Dataset records
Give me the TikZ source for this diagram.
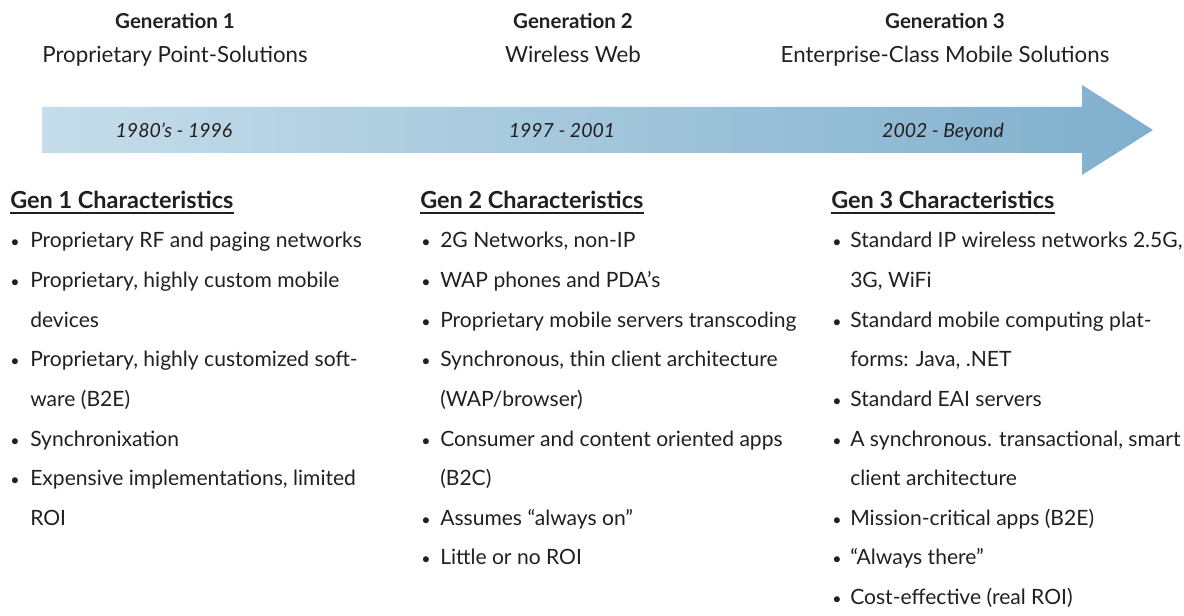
\documentclass[tikz,border=0pt]{standalone}
\usepackage{fontspec}
\setmainfont{Lato}
\usetikzlibrary{positioning, calc}
\definecolor{ink}{RGB}{35,31,32}
\definecolor{arrowlight}{RGB}{197,221,234}
\definecolor{arrowdark}{RGB}{128,175,205}

\begin{document}
\begin{tikzpicture}[
    x=0.75pt, y=-0.75pt,
    every node/.style={text=ink, inner sep=0pt},
    gen/.style={font=\fontsize{15.4}{18}\selectfont\bfseries, anchor=base},
    era/.style={font=\fontsize{16.7}{19}\selectfont, anchor=base},
    date/.style={font=\fontsize{14.6}{17}\selectfont\itshape, anchor=base},
    head/.style={font=\fontsize{17.6}{20}\selectfont\bfseries, anchor=base west},
    item/.style={font=\fontsize{15.8}{18}\selectfont, anchor=base west},
    bul/.style={font=\fontsize{12}{14}\selectfont, anchor=base},
    uline/.style={draw=ink, line width=1.1pt}
]
\useasboundingbox (0,0) rectangle (1184,616);

% timeline arrow
\shade[left color=arrowlight, right color=arrowdark]
    (42,107) -- (1082,107) -- (1082,85) -- (1153,130)
    -- (1082,175) -- (1082,153) -- (42,153) -- cycle;

% generations
\node[gen] (g1) at (175,29) {Generation 1};
\node[era] (e1) at (175,63) {Proprietary Point-Solutions};
\node[gen] (g2) at (573,29) {Generation 2};
\node[era] (e2) at (573,63) {Wireless Web};
\node[gen] (g3) at (945,29) {Generation 3};
\node[era] (e3) at (945,63) {Enterprise-Class Mobile Solutions};

% dates on the arrow
\node[date] (d1) at (174,138) {1980’s - 1996};
\node[date] (d2) at (562,138) {1997 - 2001};
\node[date] (d3) at (943,138) {2002 - Beyond};

% column headings
\node[head] (h1) at (10,209) {Gen 1 Characteristics};
\node[head] (h2) at (420,209) {Gen 2 Characteristics};
\node[head] (h3) at (831,209) {Gen 3 Characteristics};
\foreach \h in {h1,h2,h3}
    \draw[uline] ($(\h.base west)+(0,4)$) -- ($(\h.base east)+(0,4)$);

% Gen 1 list
\foreach \b/\txt [count=\i] in {
    1/{Proprietary RF and paging networks},
    1/{Proprietary, highly custom mobile},
    0/devices,
    1/{Proprietary, highly customized soft-},
    0/{ware (B2E)},
    1/Synchronixation,
    1/{Expensive implementations, limited},
    0/ROI} {
    \node[item] (c1-\i) at (30,{248+39.6*(\i-1)}) {\txt};
    \ifnum\b=1 \node[bul] (c1-\i-dot) at ($(c1-\i.base west)+(-15,0)$) {\textbullet}; \fi
}

% Gen 2 list
\foreach \b/\txt [count=\i] in {
    1/{2G Networks, non-IP},
    1/{WAP phones and PDA’s},
    1/{Proprietary mobile servers transcoding},
    1/{Synchronous, thin client architecture},
    0/{(WAP/browser)},
    1/{Consumer and content oriented apps},
    0/{(B2C)},
    1/{Assumes “always on”},
    1/{Little or no ROI}} {
    \node[item] (c2-\i) at (440,{248+39.6*(\i-1)}) {\txt};
    \ifnum\b=1 \node[bul] (c2-\i-dot) at ($(c2-\i.base west)+(-14,0)$) {\textbullet}; \fi
}

% Gen 3 list
\foreach \b/\txt [count=\i] in {
    1/{Standard IP wireless networks 2.5G,},
    0/{3G, WiFi},
    1/{Standard mobile computing plat-},
    0/{forms: Java, .NET},
    1/{Standard EAI servers},
    1/{A synchronous. transactional, smart},
    0/{client architecture},
    1/{Mission-critical apps (B2E)},
    1/{“Always there”},
    1/{Cost-effective (real ROI)}} {
    \node[item] (c3-\i) at (850,{248+39.6*(\i-1)}) {\txt};
    \ifnum\b=1 \node[bul] (c3-\i-dot) at ($(c3-\i.base west)+(-13,0)$) {\textbullet}; \fi
}

\end{tikzpicture}
\end{document}
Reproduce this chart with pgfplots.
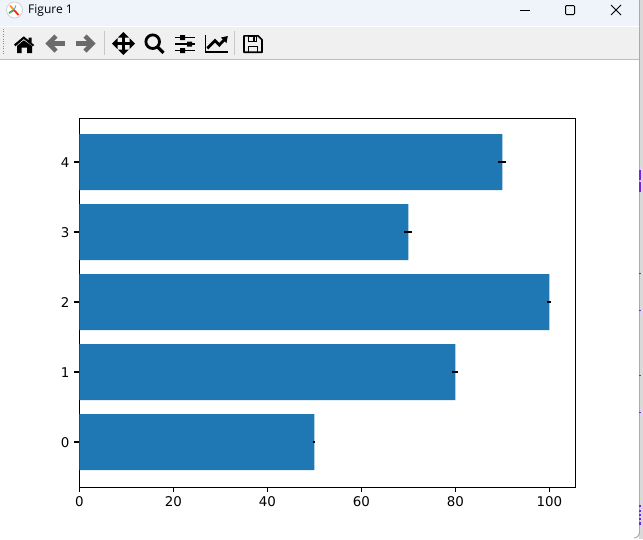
\documentclass[border=0pt]{standalone}
\usepackage{pgfplots}
\pgfplotsset{compat=1.18}
\usepackage{fontspec}
\setmainfont{DejaVu Sans}
\newfontfamily\uifont{Open Sans}
\definecolor{barblue}{HTML}{1F77B4}
\definecolor{titlebar}{HTML}{EFF3FA}
\definecolor{toolbar}{HTML}{F0F0F0}
\definecolor{tbline}{HTML}{BEBEBE}
\definecolor{edgeL}{HTML}{D9D9D9}
\definecolor{edgeD}{HTML}{ABABAB}
\definecolor{iconGrey}{HTML}{6B6B6B}
\definecolor{specks}{HTML}{7A22E0}
\begin{document}
\begin{tikzpicture}[x=1pt,y=-1pt,line cap=butt]
\path[use as bounding box] (0,0) rectangle (643,539);
\fill[white] (0,0) rectangle (643,539);
% window chrome
\fill[titlebar] (0,0) rectangle (639,26);
\fill[white] (0,26) rectangle (639,27);
\fill[toolbar] (0,27) rectangle (639,59);
\fill[tbline] (0,59) rectangle (639,60);
\fill[edgeL] (639,60) rectangle (643,539);
\fill[edgeD] (639,60) rectangle (640,532);
\draw[edgeD,line width=1pt] (639.5,532) to[out=270,in=0] (634,538);
\fill[edgeD] (639,0) rectangle (639.8,60);
\fill[edgeL] (640,0) rectangle (643,60);
% purple specks
\foreach \a/\b in {170/180,182/192,273/274,310/311,375/376,412/413,505/507,510/512,514/516,518/520,522/525}
  \fill[specks] (639,\a) rectangle (641,\b);
% logo
\draw[black!18,fill=white,line width=.8pt] (14.5,10) circle (8);
\draw[orange!85!white,line width=1.8pt] (14,10) -- (10,5.5);
\draw[green!50!black!70,line width=1.8pt] (14,10) -- (9,13);
\draw[red!70!orange,line width=1.8pt] (14,10) -- (18.5,15);
\draw[cyan!60!blue!60,line width=1pt] (14,10) -- (16,5.5);
\node[anchor=west,inner sep=0pt,font=\uifont\fontsize{12}{14}\selectfont,text=black] at (28,11) {Figure 1};
% window buttons
\draw[black,line width=1pt] (520,10.3) -- (530,10.3);
\draw[black,line width=1pt,rounded corners=1pt] (565.5,5.5) rectangle (574.5,14.5);
\draw[black,line width=.9pt] (611,5) -- (621,15) (621,5) -- (611,15);
% toolbar grip and separators
\draw[black!45,line width=1.2pt,dash pattern=on 1pt off 1.4pt] (3.5,29) -- (3.5,55);
\fill[black!22] (104,31) rectangle (105,55);
\fill[black!22] (234,31) rectangle (235,55);
% home
\fill[black] (14,44.5) -- (23.8,36.3) -- (28.5,40.3) -- (28.5,37.5) -- (31.5,37.5) -- (31.5,42.8) -- (34.3,45) -- (32.8,46.3) -- (23.8,39) -- (15.5,46.3) -- cycle;
\fill[black] (17,46) -- (23.8,40.3) -- (32,46) -- (32,53) -- (27,53) -- (27,47.5) -- (21.5,47.5) -- (21.5,53) -- (17,53) -- cycle;
% back / forward
\draw[iconGrey,line width=4.4pt,line join=miter] (65,43.5) -- (49,43.5);
\draw[iconGrey,line width=4.4pt,line join=miter] (56,36) -- (48.5,43.5) -- (56,51);
\draw[iconGrey,line width=4.4pt,line join=miter] (76,43.5) -- (92,43.5);
\draw[iconGrey,line width=4.4pt,line join=miter] (85,36) -- (92.5,43.5) -- (85,51);
% move
\draw[black,line width=2.6pt] (115,43.5) -- (132,43.5) (123.4,35) -- (123.4,52);
\fill[black] (112,43.5) -- (117.5,38) -- (117.5,49) -- cycle;
\fill[black] (135,43.5) -- (129.5,38) -- (129.5,49) -- cycle;
\fill[black] (123.4,32) -- (118,37.5) -- (129,37.5) -- cycle;
\fill[black] (123.4,55) -- (118,49.5) -- (129,49.5) -- cycle;
% zoom
\draw[black,line width=2.8pt] (152.7,41.7) circle (6.8);
\draw[black,line width=3.2pt] (157.5,46.8) -- (163.5,52.8);
% sliders
\draw[black,line width=1.3pt] (175,37.3) -- (195,37.3) (175,44) -- (195,44) (175,50.7) -- (195,50.7);
\fill[black] (180,35) rectangle (185,40) (187,41.5) rectangle (192,46.5) (180,48.2) rectangle (185,53.2);
% chart
\draw[black,line width=1.8pt] (205.5,35) -- (205.5,52) -- (228.3,52);
\draw[black,line width=2.8pt] (207.3,48.3) -- (215,40.7) -- (219.3,45) -- (225,39);
\fill[black] (227.8,36) -- (221,37.5) -- (226.5,43) -- cycle;
% save
\draw[black,line width=1.6pt,line join=round] (244,35.8) -- (258,35.8) -- (262,39.8) -- (262,52.2) -- (244,52.2) -- cycle;
\draw[black,line width=1.4pt] (248.5,36) rectangle (256.5,41.5) (248.5,52) -- (248.5,46.5) -- (257.5,46.5) -- (257.5,52);
\fill[black] (253,37) rectangle (255,40.5);
% the chart
\begin{axis}[
  at={(79.3pt,-487.3pt)}, anchor=south west,
  scale only axis, width=496pt, height=368.6pt,
  y dir=normal,
  xmin=0, xmax=105.53, ymin=-0.647, ymax=4.619,
  xtick={0,20,40,60,80,100}, ytick={0,1,2,3,4},
  tick align=outside, tick style={black,line width=1.1pt},
  major tick length=4.9pt,
  xtick pos=bottom, ytick pos=left,
  axis line style={black,line width=1.1pt},
  tick label style={font=\fontsize{13.4}{16}\selectfont, /pgf/number format/assume math mode=true},
  xticklabel style={yshift=-1.2pt},
  yticklabel style={xshift=-1.5pt,yshift=-0.8pt},
]
\addplot[xbar, bar width=56pt, fill=barblue, draw=none] coordinates {
    (50,0) (80,1) (100,2) (70,3) (90,4)
  };
% error bars, one horizontal stroke per bar
\addplot[black, line width=2pt, forget plot] coordinates {(49.75,0) (50.25,0)};
\addplot[black, line width=2pt, forget plot] coordinates {(79.35,1) (80.65,1)};
\addplot[black, line width=2pt, forget plot] coordinates {(99.6,2) (100.4,2)};
\addplot[black, line width=2pt, forget plot] coordinates {(69.15,3) (70.85,3)};
\addplot[black, line width=2pt, forget plot] coordinates {(89.15,4) (90.85,4)};
\end{axis}
\end{tikzpicture}
\end{document}
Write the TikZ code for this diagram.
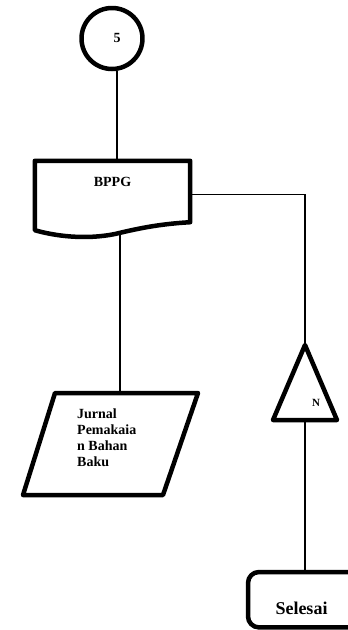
\documentclass[tikz,border=0pt]{standalone}
\usepackage{fontspec}
\setmainfont{Liberation Serif}
\usetikzlibrary{positioning,calc}

\tikzset{
  tebal/.style={line width=4.5pt, line join=round},
  garis/.style={line width=1.4pt},
  teks/.style={font=\bfseries\fontsize{14}{16}\selectfont},
}

\begin{document}
\begin{tikzpicture}[x=1pt,y=-1pt]
    \useasboundingbox (0,0) rectangle (348,630);
    \clip (0,0) rectangle (348,630);

    % posisi bentuk
    \node[minimum width=155pt, minimum height=67pt, inner sep=0pt] (dokumen) at (112.5,194.5) {};
    \coordinate (jurnalatas) at (120,393);
    \coordinate (puncak) at (305,345);
    \coordinate (alas) at (305,420);
    \node[minimum width=132pt, minimum height=55pt, inner sep=0pt, anchor=north west] (selesai) at (248,572) {};

    % garis penghubung
    \draw[garis] (dokumen.east) -| (puncak);
    \draw[garis] ([xshift=7.5pt]dokumen.south) -- (jurnalatas);
    \draw[garis] (alas) -- (alas |- selesai.north);

    % konektor 5
    \node[circle, draw, tebal, fill=white, minimum size=61pt, inner sep=0pt] (konektor) at (112,38.5) {};
    \node[teks] (angka) at (117,38) {5};
    \draw[garis] (angka |- konektor.south) -- (angka |- dokumen.north);

    % dokumen BPPG
    \draw[tebal, fill=white] (dokumen.north west) -- (dokumen.north east) -- ($(dokumen.south east)+(0,-6)$)
        .. controls (160,224) and (140,228) .. (115,234)
        .. controls (85,240) and (55,236) .. ($(dokumen.south west)+(0,2)$) -- cycle;
    \node[teks, below=13pt of dokumen.north] (bppg) {BPPG};

    % jurnal
    \draw[tebal, fill=white] (55,393) -- (198,393) -- (163,495) -- (23,495) -- cycle;
    \node[teks, align=left, anchor=west, inner sep=0pt] (jurnal) at (77,438) {Jurnal\\Pemakaia\\n Bahan\\Baku};

    % arsip N
    \draw[tebal, fill=white] (puncak) -- (337,420) -- (273,420) -- cycle;
    \node[font=\bfseries\fontsize{11}{13}\selectfont] (arsip) at (316,403) {N};

    % selesai
    \draw[tebal, fill=white, rounded corners=11pt] (selesai.north west) rectangle (selesai.south east);
    \node[font=\bfseries\fontsize{18}{21}\selectfont] (teksselesai) at (301.5,608) {Selesai};
\end{tikzpicture}
\end{document}
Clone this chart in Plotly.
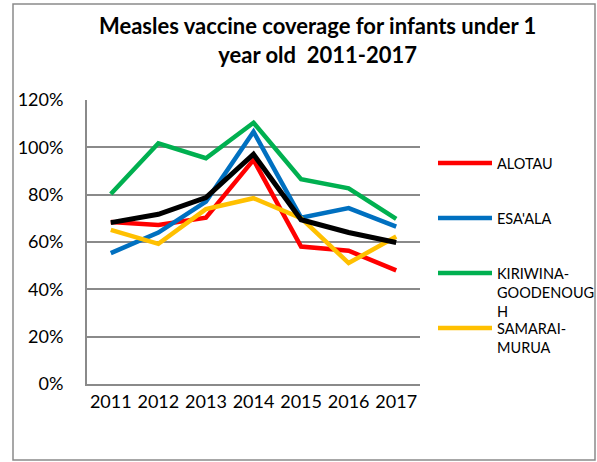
import plotly.graph_objects as go

years = ["2011", "2012", "2013", "2014", "2015", "2016", "2017"]

alotau = [0.684, 0.672, 0.703, 0.947, 0.581, 0.563, 0.480]
esaala = [0.553, 0.640, 0.771, 1.066, 0.703, 0.743, 0.665]
kiriwina = [0.803, 1.017, 0.954, 1.104, 0.865, 0.827, 0.698]
samarai = [0.651, 0.592, 0.739, 0.785, 0.701, 0.511, 0.623]
average = [0.682, 0.717, 0.788, 0.971, 0.694, 0.640, 0.598]

series_names = ["ALOTAU", "ESA'ALA", "KIRIWINA-<br>GOODENOUG<br>H", "SAMARAI-<br>MURUA"]
series_values = [alotau, esaala, kiriwina, samarai]
series_colors = ["#ff0000", "#0070c0", "#00b050", "#ffc000"]

title_text = "<b>Measles vaccine coverage for infants under 1<br>year old  2011-2017</b>"

W, H = 597, 462
L, R, T, B = 87, 420, 100, 384
FONT = "Lato"


def px_x(px):
    return (px - L) / (R - L)


def px_y(py):
    return (B - py) / (B - T)


fig = go.Figure()

for name, vals, col in zip(series_names, series_values, series_colors):
    fig.add_trace(go.Scatter(x=years, y=vals, mode="lines", name=name,
                             line=dict(color=col, width=4.5), showlegend=False))

fig.add_trace(go.Scatter(x=years, y=average, mode="lines", name="Average",
                         line=dict(color="#000000", width=5), showlegend=False))

shapes = []
annotations = []

# outer chart frame
shapes.append(dict(type="rect", xref="paper", yref="paper",
                   x0=px_x(13), x1=px_x(595), y0=px_y(460), y1=px_y(4),
                   line=dict(color="#8a8a8a", width=1.5), layer="below"))

# chart title
annotations.append(dict(xref="paper", yref="paper", x=px_x(317), y=px_y(40),
                        xanchor="center", yanchor="middle", align="center",
                        text=title_text, showarrow=False,
                        font=dict(family=FONT, size=22, color="#000000")))

# legend entries
legend_y = [163, 218, 273, 328]
for name, col, ly in zip(series_names, series_colors, legend_y):
    shapes.append(dict(type="line", xref="paper", yref="paper",
                       x0=px_x(438), x1=px_x(492), y0=px_y(ly), y1=px_y(ly),
                       line=dict(color=col, width=4.5)))
    annotations.append(dict(xref="paper", yref="paper", x=px_x(495), y=px_y(ly - 10.5),
                            xanchor="left", yanchor="top", align="left",
                            text=name, showarrow=False,
                            font=dict(family=FONT, size=14.5, color="#000000")))

fig.update_layout(
    width=W, height=H,
    margin=dict(l=L, r=W - R, t=T, b=H - B),
    paper_bgcolor="white", plot_bgcolor="white",
    xaxis=dict(showgrid=False, showline=True, linecolor="#8a8a8a", linewidth=2,
               ticks="", tickfont=dict(family=FONT, size=18, color="#000000"),
               range=[-0.5, 6.5], fixedrange=True),
    yaxis=dict(range=[0, 1.2], dtick=0.2, tickformat=".0%", showgrid=True,
               gridcolor="#8a8a8a", gridwidth=2, showline=True, linecolor="#8a8a8a",
               linewidth=2, ticks="", ticklen=0, zeroline=False,
               tickfont=dict(family=FONT, size=18, color="#000000"),
               ticklabelstandoff=18, fixedrange=True),
    shapes=shapes,
    annotations=annotations,
    showlegend=False,
)

fig.write_html("out.html")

Your objective
Omit the pictures. Extract exactly the lines that begin with the one holding "Clone this chart in Plotly." and end with the one holding "line=dict(color=col, width=4.5), showlegend=False))", inclusive.

The result
Clone this chart in Plotly.
import plotly.graph_objects as go

years = ["2011", "2012", "2013", "2014", "2015", "2016", "2017"]

alotau = [0.684, 0.672, 0.703, 0.947, 0.581, 0.563, 0.480]
esaala = [0.553, 0.640, 0.771, 1.066, 0.703, 0.743, 0.665]
kiriwina = [0.803, 1.017, 0.954, 1.104, 0.865, 0.827, 0.698]
samarai = [0.651, 0.592, 0.739, 0.785, 0.701, 0.511, 0.623]
average = [0.682, 0.717, 0.788, 0.971, 0.694, 0.640, 0.598]

series_names = ["ALOTAU", "ESA'ALA", "KIRIWINA-<br>GOODENOUG<br>H", "SAMARAI-<br>MURUA"]
series_values = [alotau, esaala, kiriwina, samarai]
series_colors = ["#ff0000", "#0070c0", "#00b050", "#ffc000"]

title_text = "<b>Measles vaccine coverage for infants under 1<br>year old  2011-2017</b>"

W, H = 597, 462
L, R, T, B = 87, 420, 100, 384
FONT = "Lato"


def px_x(px):
    return (px - L) / (R - L)


def px_y(py):
    return (B - py) / (B - T)


fig = go.Figure()

for name, vals, col in zip(series_names, series_values, series_colors):
    fig.add_trace(go.Scatter(x=years, y=vals, mode="lines", name=name,
                             line=dict(color=col, width=4.5), showlegend=False))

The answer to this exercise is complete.